▶ Written instruction:
Extract each line of the material that follows exactly and omit its pictures.

▶ Data section:
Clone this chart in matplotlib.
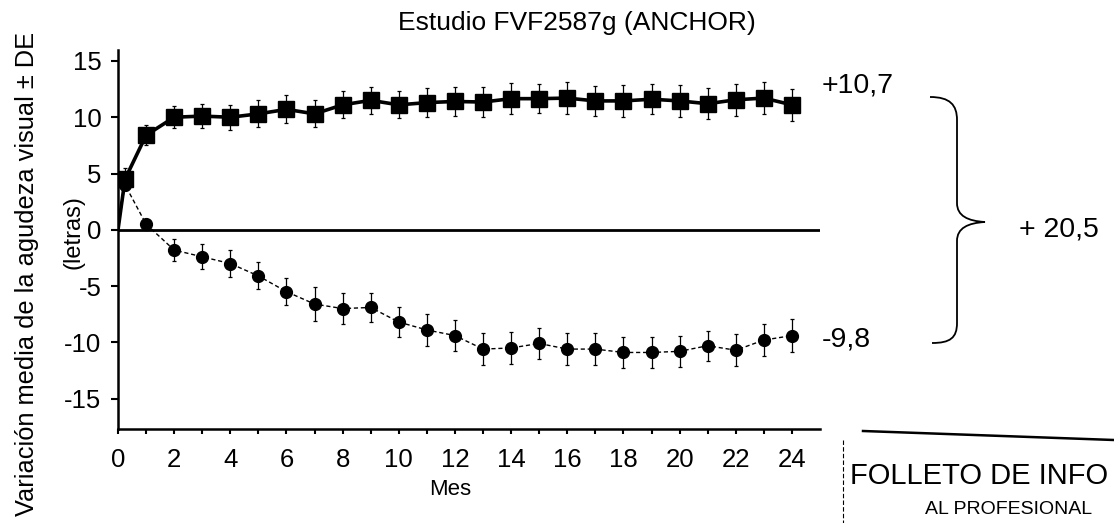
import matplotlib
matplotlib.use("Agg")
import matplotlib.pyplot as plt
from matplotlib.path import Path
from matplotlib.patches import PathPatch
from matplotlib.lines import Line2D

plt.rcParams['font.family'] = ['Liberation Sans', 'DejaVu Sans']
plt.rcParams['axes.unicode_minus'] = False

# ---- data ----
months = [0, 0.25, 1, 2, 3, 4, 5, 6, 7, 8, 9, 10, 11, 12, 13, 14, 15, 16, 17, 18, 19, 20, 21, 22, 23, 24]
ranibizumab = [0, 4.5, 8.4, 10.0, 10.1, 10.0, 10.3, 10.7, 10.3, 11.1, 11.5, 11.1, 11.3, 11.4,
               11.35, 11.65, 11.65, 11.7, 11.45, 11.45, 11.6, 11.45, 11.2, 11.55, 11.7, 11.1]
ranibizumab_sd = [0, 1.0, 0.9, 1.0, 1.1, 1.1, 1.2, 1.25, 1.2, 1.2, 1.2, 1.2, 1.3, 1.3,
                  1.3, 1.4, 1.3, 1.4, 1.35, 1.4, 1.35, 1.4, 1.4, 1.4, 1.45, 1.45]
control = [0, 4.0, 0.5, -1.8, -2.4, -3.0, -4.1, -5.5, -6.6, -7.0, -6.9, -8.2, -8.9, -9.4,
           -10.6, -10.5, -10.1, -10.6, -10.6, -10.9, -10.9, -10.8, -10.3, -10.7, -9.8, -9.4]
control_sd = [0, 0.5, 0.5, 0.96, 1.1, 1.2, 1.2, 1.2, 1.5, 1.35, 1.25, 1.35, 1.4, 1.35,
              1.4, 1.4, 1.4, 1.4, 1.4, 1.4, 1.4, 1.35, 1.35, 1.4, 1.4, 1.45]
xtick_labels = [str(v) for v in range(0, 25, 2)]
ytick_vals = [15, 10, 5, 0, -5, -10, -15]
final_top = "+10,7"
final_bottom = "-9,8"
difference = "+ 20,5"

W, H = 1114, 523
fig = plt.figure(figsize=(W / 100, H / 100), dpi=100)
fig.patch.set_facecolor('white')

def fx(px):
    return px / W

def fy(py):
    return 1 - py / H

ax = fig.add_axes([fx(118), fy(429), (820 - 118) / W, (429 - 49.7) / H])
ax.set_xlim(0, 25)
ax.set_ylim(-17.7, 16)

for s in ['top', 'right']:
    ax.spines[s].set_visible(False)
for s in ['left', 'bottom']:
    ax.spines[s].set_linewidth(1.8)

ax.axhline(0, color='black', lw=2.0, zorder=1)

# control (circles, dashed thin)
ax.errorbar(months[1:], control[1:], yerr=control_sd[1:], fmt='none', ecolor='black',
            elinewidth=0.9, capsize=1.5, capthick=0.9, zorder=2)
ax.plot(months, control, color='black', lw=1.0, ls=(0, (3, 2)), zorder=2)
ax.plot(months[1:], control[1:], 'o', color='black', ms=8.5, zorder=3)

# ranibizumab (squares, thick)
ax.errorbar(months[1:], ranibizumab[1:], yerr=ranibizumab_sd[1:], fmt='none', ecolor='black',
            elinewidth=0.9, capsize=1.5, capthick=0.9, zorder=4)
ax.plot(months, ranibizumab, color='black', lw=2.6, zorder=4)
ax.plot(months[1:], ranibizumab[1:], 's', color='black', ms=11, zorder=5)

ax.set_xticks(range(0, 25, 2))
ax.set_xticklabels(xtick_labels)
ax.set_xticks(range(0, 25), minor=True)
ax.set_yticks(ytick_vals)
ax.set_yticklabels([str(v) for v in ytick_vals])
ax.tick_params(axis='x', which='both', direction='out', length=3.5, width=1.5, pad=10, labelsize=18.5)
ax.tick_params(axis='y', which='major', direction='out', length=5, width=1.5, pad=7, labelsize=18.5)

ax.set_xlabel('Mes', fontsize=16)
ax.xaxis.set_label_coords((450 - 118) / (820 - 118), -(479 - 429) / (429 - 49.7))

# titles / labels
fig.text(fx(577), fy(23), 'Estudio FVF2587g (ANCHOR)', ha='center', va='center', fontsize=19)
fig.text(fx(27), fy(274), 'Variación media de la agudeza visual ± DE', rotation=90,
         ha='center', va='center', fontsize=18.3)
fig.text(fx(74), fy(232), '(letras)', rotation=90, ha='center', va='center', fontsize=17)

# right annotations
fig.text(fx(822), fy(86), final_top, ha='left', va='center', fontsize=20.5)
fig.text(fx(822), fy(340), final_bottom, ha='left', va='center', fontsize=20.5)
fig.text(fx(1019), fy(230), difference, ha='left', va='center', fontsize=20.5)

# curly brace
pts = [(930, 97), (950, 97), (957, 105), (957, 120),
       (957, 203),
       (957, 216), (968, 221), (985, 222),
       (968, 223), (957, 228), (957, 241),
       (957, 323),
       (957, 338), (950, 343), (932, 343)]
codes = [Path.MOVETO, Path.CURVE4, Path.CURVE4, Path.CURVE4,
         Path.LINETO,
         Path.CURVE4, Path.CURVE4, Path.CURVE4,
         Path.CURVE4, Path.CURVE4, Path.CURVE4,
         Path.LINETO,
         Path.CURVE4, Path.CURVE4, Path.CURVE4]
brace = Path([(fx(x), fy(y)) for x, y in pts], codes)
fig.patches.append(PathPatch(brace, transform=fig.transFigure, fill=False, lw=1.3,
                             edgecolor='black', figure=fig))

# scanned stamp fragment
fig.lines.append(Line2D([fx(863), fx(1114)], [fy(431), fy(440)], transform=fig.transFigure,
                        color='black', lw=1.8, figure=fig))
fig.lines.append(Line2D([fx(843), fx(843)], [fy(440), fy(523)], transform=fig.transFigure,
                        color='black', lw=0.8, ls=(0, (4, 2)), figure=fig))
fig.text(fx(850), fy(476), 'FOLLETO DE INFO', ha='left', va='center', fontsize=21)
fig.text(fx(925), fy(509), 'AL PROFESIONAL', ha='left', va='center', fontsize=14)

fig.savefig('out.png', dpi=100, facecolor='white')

▶ Answer to the problem:
Clone this chart in matplotlib.
import matplotlib
matplotlib.use("Agg")
import matplotlib.pyplot as plt
from matplotlib.path import Path
from matplotlib.patches import PathPatch
from matplotlib.lines import Line2D

plt.rcParams['font.family'] = ['Liberation Sans', 'DejaVu Sans']
plt.rcParams['axes.unicode_minus'] = False

# ---- data ----
months = [0, 0.25, 1, 2, 3, 4, 5, 6, 7, 8, 9, 10, 11, 12, 13, 14, 15, 16, 17, 18, 19, 20, 21, 22, 23, 24]
ranibizumab = [0, 4.5, 8.4, 10.0, 10.1, 10.0, 10.3, 10.7, 10.3, 11.1, 11.5, 11.1, 11.3, 11.4,
               11.35, 11.65, 11.65, 11.7, 11.45, 11.45, 11.6, 11.45, 11.2, 11.55, 11.7, 11.1]
ranibizumab_sd = [0, 1.0, 0.9, 1.0, 1.1, 1.1, 1.2, 1.25, 1.2, 1.2, 1.2, 1.2, 1.3, 1.3,
                  1.3, 1.4, 1.3, 1.4, 1.35, 1.4, 1.35, 1.4, 1.4, 1.4, 1.45, 1.45]
control = [0, 4.0, 0.5, -1.8, -2.4, -3.0, -4.1, -5.5, -6.6, -7.0, -6.9, -8.2, -8.9, -9.4,
           -10.6, -10.5, -10.1, -10.6, -10.6, -10.9, -10.9, -10.8, -10.3, -10.7, -9.8, -9.4]
control_sd = [0, 0.5, 0.5, 0.96, 1.1, 1.2, 1.2, 1.2, 1.5, 1.35, 1.25, 1.35, 1.4, 1.35,
              1.4, 1.4, 1.4, 1.4, 1.4, 1.4, 1.4, 1.35, 1.35, 1.4, 1.4, 1.45]
xtick_labels = [str(v) for v in range(0, 25, 2)]
ytick_vals = [15, 10, 5, 0, -5, -10, -15]
final_top = "+10,7"
final_bottom = "-9,8"
difference = "+ 20,5"

W, H = 1114, 523
fig = plt.figure(figsize=(W / 100, H / 100), dpi=100)
fig.patch.set_facecolor('white')

def fx(px):
    return px / W

def fy(py):
    return 1 - py / H

ax = fig.add_axes([fx(118), fy(429), (820 - 118) / W, (429 - 49.7) / H])
ax.set_xlim(0, 25)
ax.set_ylim(-17.7, 16)

for s in ['top', 'right']:
    ax.spines[s].set_visible(False)
for s in ['left', 'bottom']:
    ax.spines[s].set_linewidth(1.8)

ax.axhline(0, color='black', lw=2.0, zorder=1)

# control (circles, dashed thin)
ax.errorbar(months[1:], control[1:], yerr=control_sd[1:], fmt='none', ecolor='black',
            elinewidth=0.9, capsize=1.5, capthick=0.9, zorder=2)
ax.plot(months, control, color='black', lw=1.0, ls=(0, (3, 2)), zorder=2)
ax.plot(months[1:], control[1:], 'o', color='black', ms=8.5, zorder=3)

# ranibizumab (squares, thick)
ax.errorbar(months[1:], ranibizumab[1:], yerr=ranibizumab_sd[1:], fmt='none', ecolor='black',
            elinewidth=0.9, capsize=1.5, capthick=0.9, zorder=4)
ax.plot(months, ranibizumab, color='black', lw=2.6, zorder=4)
ax.plot(months[1:], ranibizumab[1:], 's', color='black', ms=11, zorder=5)

ax.set_xticks(range(0, 25, 2))
ax.set_xticklabels(xtick_labels)
ax.set_xticks(range(0, 25), minor=True)
ax.set_yticks(ytick_vals)
ax.set_yticklabels([str(v) for v in ytick_vals])
ax.tick_params(axis='x', which='both', direction='out', length=3.5, width=1.5, pad=10, labelsize=18.5)
ax.tick_params(axis='y', which='major', direction='out', length=5, width=1.5, pad=7, labelsize=18.5)

ax.set_xlabel('Mes', fontsize=16)
ax.xaxis.set_label_coords((450 - 118) / (820 - 118), -(479 - 429) / (429 - 49.7))

# titles / labels
fig.text(fx(577), fy(23), 'Estudio FVF2587g (ANCHOR)', ha='center', va='center', fontsize=19)
fig.text(fx(27), fy(274), 'Variación media de la agudeza visual ± DE', rotation=90,
         ha='center', va='center', fontsize=18.3)
fig.text(fx(74), fy(232), '(letras)', rotation=90, ha='center', va='center', fontsize=17)

# right annotations
fig.text(fx(822), fy(86), final_top, ha='left', va='center', fontsize=20.5)
fig.text(fx(822), fy(340), final_bottom, ha='left', va='center', fontsize=20.5)
fig.text(fx(1019), fy(230), difference, ha='left', va='center', fontsize=20.5)

# curly brace
pts = [(930, 97), (950, 97), (957, 105), (957, 120),
       (957, 203),
       (957, 216), (968, 221), (985, 222),
       (968, 223), (957, 228), (957, 241),
       (957, 323),
       (957, 338), (950, 343), (932, 343)]
codes = [Path.MOVETO, Path.CURVE4, Path.CURVE4, Path.CURVE4,
         Path.LINETO,
         Path.CURVE4, Path.CURVE4, Path.CURVE4,
         Path.CURVE4, Path.CURVE4, Path.CURVE4,
         Path.LINETO,
         Path.CURVE4, Path.CURVE4, Path.CURVE4]
brace = Path([(fx(x), fy(y)) for x, y in pts], codes)
fig.patches.append(PathPatch(brace, transform=fig.transFigure, fill=False, lw=1.3,
                             edgecolor='black', figure=fig))

# scanned stamp fragment
fig.lines.append(Line2D([fx(863), fx(1114)], [fy(431), fy(440)], transform=fig.transFigure,
                        color='black', lw=1.8, figure=fig))
fig.lines.append(Line2D([fx(843), fx(843)], [fy(440), fy(523)], transform=fig.transFigure,
                        color='black', lw=0.8, ls=(0, (4, 2)), figure=fig))
fig.text(fx(850), fy(476), 'FOLLETO DE INFO', ha='left', va='center', fontsize=21)
fig.text(fx(925), fy(509), 'AL PROFESIONAL', ha='left', va='center', fontsize=14)

fig.savefig('out.png', dpi=100, facecolor='white')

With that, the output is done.